Adequate levels of vitamin K2 help prevent a variety of health issues, including diabetes, arthritis, neurodegenerative diseases, cancer, kidney disease, osteoporosis, and infertility. Both D3 and K2 are also involved with calcium metabolism. It's a good thing scientists discovered the need for vitamin D3 supplements, as they help put calcium into bones, as well as expedite wound healing, improve mood, and lessen pain. However, vitamin D3 without vitamin K2 also places calcium into soft tissue-something you don't want. This is known as the calcium paradox.

Two of the most disturbing health problems in the modern world are osteoporosis (which can lead to hip fractures and extended, expensive stays in care facilities) and atherosclerosis (a build-up of plaque in the arteries causing high blood pressure and strain on the cardiovascular system). One of the major causes of these diseases is the process of calcium leaving the bone and being deposited in the arteries. Vitamin D3 can help keep calcium in the bone. But you don't want calcium to build up in your arteries. To prevent this, you need plenty of colorful fruits and vegetables in your diet-their pigments repair the lining of the blood vessels. And you need vitamin K2. It propels calcium into bones and simultaneously inhibits-and in some cases removes-calcium deposition in the arteries.

Vitamin K as a Blood Thinner

You are probably most familiar with the K1 form of vitamin K: phylloquinone.

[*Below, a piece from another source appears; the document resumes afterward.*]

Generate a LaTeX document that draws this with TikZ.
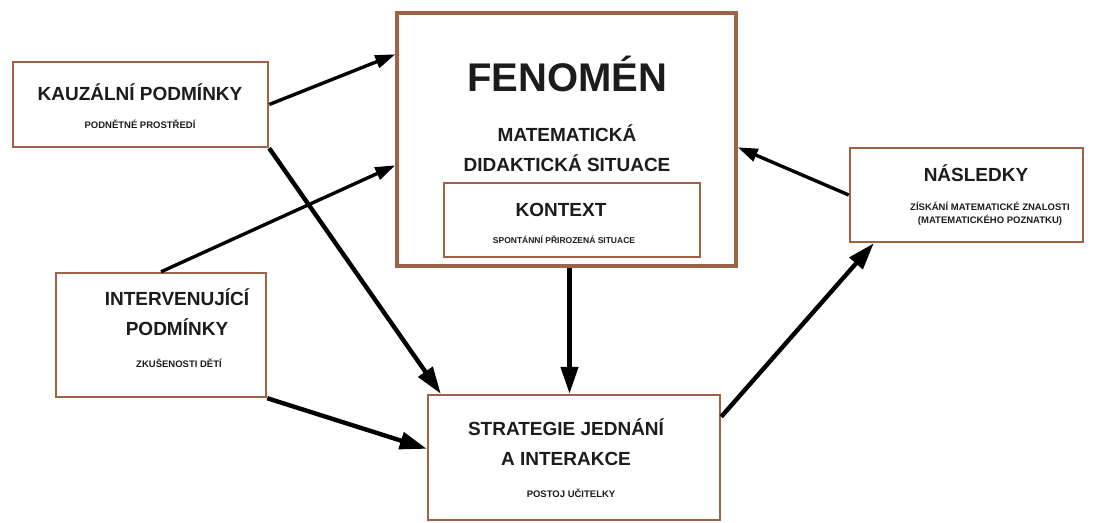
\documentclass[tikz,border=0pt]{standalone}
\usepackage{fontspec}
\setmainfont{Liberation Sans}
\usetikzlibrary{arrows.meta,calc}
\definecolor{boxbrown}{RGB}{160,98,70}
\definecolor{ink}{RGB}{28,28,28}
\begin{document}
\begin{tikzpicture}[x=1pt,y=-1pt,
  box/.style={draw=boxbrown,line width=2.4pt,inner sep=0pt,fill=white},
  bigtxt/.style={font=\bfseries\fontsize{19}{30}\selectfont,text=ink,align=center,inner sep=0pt},
  smalltxt/.style={font=\bfseries\fontsize{9.5}{13}\selectfont,text=ink,align=center,inner sep=0pt},
  arr/.style={-{Triangle[length=27pt,width=17pt]},line width=4.4pt,black},
  thinarr/.style={-{Triangle[length=20pt,width=13pt]},line width=3.4pt,black}]
\fill[white] (0,0) rectangle (1094,522);
\useasboundingbox (0,0) rectangle (1094,522);
% boxes
\node[box,minimum width=255pt,minimum height=85pt] (kauz) at (140.5,104.5) {};
\node[box,line width=3.4pt,minimum width=339pt,minimum height=253pt] (fen) at (566.5,139.5) {};
\node[box,minimum width=256pt,minimum height=74pt] (kon) at (572,220) {};
\node[box,minimum width=233pt,minimum height=94pt] (nas) at (966.5,195) {};
\node[box,minimum width=210pt,minimum height=124pt] (int) at (161,335) {};
\node[box,minimum width=292pt,minimum height=125pt] (str) at (574,457.5) {};
% texts
\node[bigtxt] (kauzT) at (140,92) {KAUZÁLNÍ PODMÍNKY};
\node[smalltxt] (kauzS) at (140,124) {PODNĚTNÉ PROSTŘEDÍ};
\node[font=\bfseries\fontsize{40}{44}\selectfont,text=ink,inner sep=0pt] (fenT) at (567,74) {FENOMÉN};
\node[bigtxt] (fenS) at (567,148) {MATEMATICKÁ\\DIDAKTICKÁ SITUACE};
\node[bigtxt] (konT) at (561,210) {KONTEXT};
\node[smalltxt,font=\bfseries\fontsize{8.5}{11}\selectfont] (konS) at (564,240) {SPONTÁNNÍ PŘIROZENÁ SITUACE};
\node[bigtxt] (nasT) at (976,173) {NÁSLEDKY};
\node[smalltxt] (nasS) at (990,214) {ZÍSKÁNÍ MATEMATICKÉ ZNALOSTI\\(MATEMATICKÉHO POZNATKU)};
\node[bigtxt] (intT) at (177,312) {INTERVENUJÍCÍ\\PODMÍNKY};
\node[smalltxt] (intS) at (179,363) {ZKUŠENOSTI DĚTÍ};
\node[bigtxt] (strT) at (566,442) {STRATEGIE JEDNÁNÍ\\A INTERAKCE};
\node[smalltxt] (strS) at (571,493) {POSTOJ UČITELKY};
% connector end points
\coordinate (fenA) at ($(fen.north west)+(0,43)$);
\coordinate (fenB) at ($(fen.north west)+(0,154)$);
\coordinate (fenC) at ($(fen.north east)+(0,136)$);
\coordinate (strA) at ($(str.north west)+(14,0)$);
\coordinate (strB) at ($(str.north west)+(0,55)$);
\coordinate (strC) at ($(str.north east)+(0,23)$);
\coordinate (nasA) at ($(nas.south west)+(25,0)$);
\coordinate (fenD) at ($(fen.south)+(3,0)$);
\coordinate (strD) at (fenD |- str.north);
% connectors
\draw[thinarr] (kauz.east) -- (fenA);
\draw[arr] (kauz.south east) -- (strA);
\draw[thinarr] (int.north) -- (fenB);
\draw[arr] (int.south east) -- (strB);
\draw[arr] (fenD) -- (strD);
\draw[arr] (strC) -- (nasA);
\draw[thinarr] (nas.west) -- (fenC);
\end{tikzpicture}
\end{document}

Found mainly in green leafy vegetables, K1 encourages blood clotting. For this reason, people on blood thinners are told to avoid green leafy vegetables.

Vitamin K2, however, is a different form of the vitamin that is known as menaquinone. It is responsible for appropriate calcification and is found in animal fats such as egg yolks, certain cheeses, and butter made from grass-fed animals. You can also find K2 in natto, a traditional Japanese food made from fermented soybean paste. Nattokinase is an enzyme extracted from natto and sold as a supplement.

While vitamin K1 is recycled in the body, making deficiency rare, vitamin K2 is not recycled. Therefore, dietary intake is crucial and K2 deficiency is common, manifesting as osteoporosis, arterial plaque, and dental cavities. In addition to adding some grass-fed dairy products to your diet, it's safe to take 50-100 mcg of K2 in supplement form (there is no known toxicity for K2).

Want to Learn More About Vitamin K2?

Much of the information for this article comes from the book, Vitamin K2 and the Calcium Paradox, by Kate Rheaume-Bleue, ND. Check it out to delve more deeply into this topic. Besides preventing plaque accumulation and building better bones, adequate K2 in the diet may help prevent wrinkles, reduce the risk for Alzheimer's and other brain diseases, improve chronic kidney failure, reduce cancer risk, improve fertility, and normalize facial/dental development in utero, according to the latest evidence.